=== Problem requirements ===
In your copy, leave out the pictures; write out all the data exactly.

=== Data lines ===
——————————
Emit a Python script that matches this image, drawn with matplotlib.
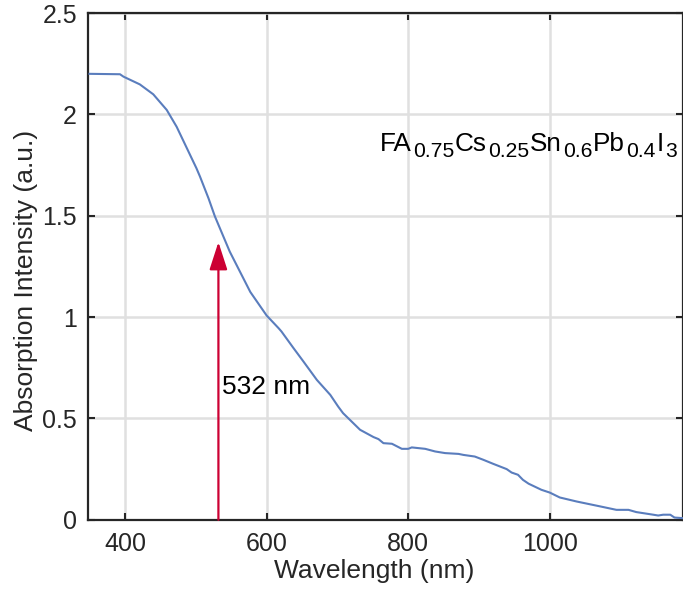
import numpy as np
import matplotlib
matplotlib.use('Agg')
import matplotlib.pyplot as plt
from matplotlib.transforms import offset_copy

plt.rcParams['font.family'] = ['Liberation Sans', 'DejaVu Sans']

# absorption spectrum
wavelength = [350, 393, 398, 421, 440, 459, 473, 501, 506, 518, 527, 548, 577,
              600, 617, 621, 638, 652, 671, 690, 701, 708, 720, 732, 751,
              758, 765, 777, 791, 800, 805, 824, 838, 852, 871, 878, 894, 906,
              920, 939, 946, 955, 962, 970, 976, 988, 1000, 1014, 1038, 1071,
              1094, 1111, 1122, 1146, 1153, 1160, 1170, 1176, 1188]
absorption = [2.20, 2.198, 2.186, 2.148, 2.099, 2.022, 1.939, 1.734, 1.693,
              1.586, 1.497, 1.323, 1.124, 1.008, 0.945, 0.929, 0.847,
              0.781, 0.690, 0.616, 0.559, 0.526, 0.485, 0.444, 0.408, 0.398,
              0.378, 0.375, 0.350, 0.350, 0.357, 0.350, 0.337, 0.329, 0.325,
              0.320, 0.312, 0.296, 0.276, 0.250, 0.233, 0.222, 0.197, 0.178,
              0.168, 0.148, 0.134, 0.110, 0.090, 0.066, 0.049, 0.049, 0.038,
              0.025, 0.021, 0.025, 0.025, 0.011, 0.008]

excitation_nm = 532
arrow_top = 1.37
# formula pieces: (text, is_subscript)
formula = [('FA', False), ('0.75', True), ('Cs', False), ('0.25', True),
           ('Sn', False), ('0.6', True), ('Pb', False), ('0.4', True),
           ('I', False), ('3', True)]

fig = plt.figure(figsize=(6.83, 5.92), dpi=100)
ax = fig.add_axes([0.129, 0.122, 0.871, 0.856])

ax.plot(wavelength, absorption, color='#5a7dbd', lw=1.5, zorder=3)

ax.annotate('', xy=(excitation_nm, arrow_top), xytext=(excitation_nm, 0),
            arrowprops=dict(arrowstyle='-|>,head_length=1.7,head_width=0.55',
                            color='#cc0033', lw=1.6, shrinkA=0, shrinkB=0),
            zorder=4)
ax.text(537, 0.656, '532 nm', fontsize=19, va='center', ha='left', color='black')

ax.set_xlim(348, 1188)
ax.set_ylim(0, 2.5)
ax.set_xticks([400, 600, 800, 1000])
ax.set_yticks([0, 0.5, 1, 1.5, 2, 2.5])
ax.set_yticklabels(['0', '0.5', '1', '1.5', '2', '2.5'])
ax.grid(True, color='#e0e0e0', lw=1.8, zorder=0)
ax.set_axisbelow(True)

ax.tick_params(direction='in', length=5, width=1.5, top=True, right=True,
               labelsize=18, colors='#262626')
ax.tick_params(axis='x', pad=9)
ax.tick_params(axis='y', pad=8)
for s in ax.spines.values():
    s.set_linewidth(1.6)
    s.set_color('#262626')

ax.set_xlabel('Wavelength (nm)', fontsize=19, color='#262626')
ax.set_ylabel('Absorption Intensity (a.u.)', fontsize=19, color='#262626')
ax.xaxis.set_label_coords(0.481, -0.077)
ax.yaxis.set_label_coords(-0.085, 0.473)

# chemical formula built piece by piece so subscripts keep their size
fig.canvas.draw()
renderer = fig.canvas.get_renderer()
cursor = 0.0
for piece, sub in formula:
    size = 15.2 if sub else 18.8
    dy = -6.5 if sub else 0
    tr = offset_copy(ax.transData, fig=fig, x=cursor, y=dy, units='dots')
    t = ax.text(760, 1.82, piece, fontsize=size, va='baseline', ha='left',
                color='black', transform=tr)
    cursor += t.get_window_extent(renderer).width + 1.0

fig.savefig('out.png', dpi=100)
——————————
=== Solution ===
Emit a Python script that matches this image, drawn with matplotlib.
import numpy as np
import matplotlib
matplotlib.use('Agg')
import matplotlib.pyplot as plt
from matplotlib.transforms import offset_copy

plt.rcParams['font.family'] = ['Liberation Sans', 'DejaVu Sans']

# absorption spectrum
wavelength = [350, 393, 398, 421, 440, 459, 473, 501, 506, 518, 527, 548, 577,
              600, 617, 621, 638, 652, 671, 690, 701, 708, 720, 732, 751,
              758, 765, 777, 791, 800, 805, 824, 838, 852, 871, 878, 894, 906,
              920, 939, 946, 955, 962, 970, 976, 988, 1000, 1014, 1038, 1071,
              1094, 1111, 1122, 1146, 1153, 1160, 1170, 1176, 1188]
absorption = [2.20, 2.198, 2.186, 2.148, 2.099, 2.022, 1.939, 1.734, 1.693,
              1.586, 1.497, 1.323, 1.124, 1.008, 0.945, 0.929, 0.847,
              0.781, 0.690, 0.616, 0.559, 0.526, 0.485, 0.444, 0.408, 0.398,
              0.378, 0.375, 0.350, 0.350, 0.357, 0.350, 0.337, 0.329, 0.325,
              0.320, 0.312, 0.296, 0.276, 0.250, 0.233, 0.222, 0.197, 0.178,
              0.168, 0.148, 0.134, 0.110, 0.090, 0.066, 0.049, 0.049, 0.038,
              0.025, 0.021, 0.025, 0.025, 0.011, 0.008]

excitation_nm = 532
arrow_top = 1.37
# formula pieces: (text, is_subscript)
formula = [('FA', False), ('0.75', True), ('Cs', False), ('0.25', True),
           ('Sn', False), ('0.6', True), ('Pb', False), ('0.4', True),
           ('I', False), ('3', True)]

fig = plt.figure(figsize=(6.83, 5.92), dpi=100)
ax = fig.add_axes([0.129, 0.122, 0.871, 0.856])

ax.plot(wavelength, absorption, color='#5a7dbd', lw=1.5, zorder=3)

ax.annotate('', xy=(excitation_nm, arrow_top), xytext=(excitation_nm, 0),
            arrowprops=dict(arrowstyle='-|>,head_length=1.7,head_width=0.55',
                            color='#cc0033', lw=1.6, shrinkA=0, shrinkB=0),
            zorder=4)
ax.text(537, 0.656, '532 nm', fontsize=19, va='center', ha='left', color='black')

ax.set_xlim(348, 1188)
ax.set_ylim(0, 2.5)
ax.set_xticks([400, 600, 800, 1000])
ax.set_yticks([0, 0.5, 1, 1.5, 2, 2.5])
ax.set_yticklabels(['0', '0.5', '1', '1.5', '2', '2.5'])
ax.grid(True, color='#e0e0e0', lw=1.8, zorder=0)
ax.set_axisbelow(True)

ax.tick_params(direction='in', length=5, width=1.5, top=True, right=True,
               labelsize=18, colors='#262626')
ax.tick_params(axis='x', pad=9)
ax.tick_params(axis='y', pad=8)
for s in ax.spines.values():
    s.set_linewidth(1.6)
    s.set_color('#262626')

ax.set_xlabel('Wavelength (nm)', fontsize=19, color='#262626')
ax.set_ylabel('Absorption Intensity (a.u.)', fontsize=19, color='#262626')
ax.xaxis.set_label_coords(0.481, -0.077)
ax.yaxis.set_label_coords(-0.085, 0.473)

# chemical formula built piece by piece so subscripts keep their size
fig.canvas.draw()
renderer = fig.canvas.get_renderer()
cursor = 0.0
for piece, sub in formula:
    size = 15.2 if sub else 18.8
    dy = -6.5 if sub else 0
    tr = offset_copy(ax.transData, fig=fig, x=cursor, y=dy, units='dots')
    t = ax.text(760, 1.82, piece, fontsize=size, va='baseline', ha='left',
                color='black', transform=tr)
    cursor += t.get_window_extent(renderer).width + 1.0

fig.savefig('out.png', dpi=100)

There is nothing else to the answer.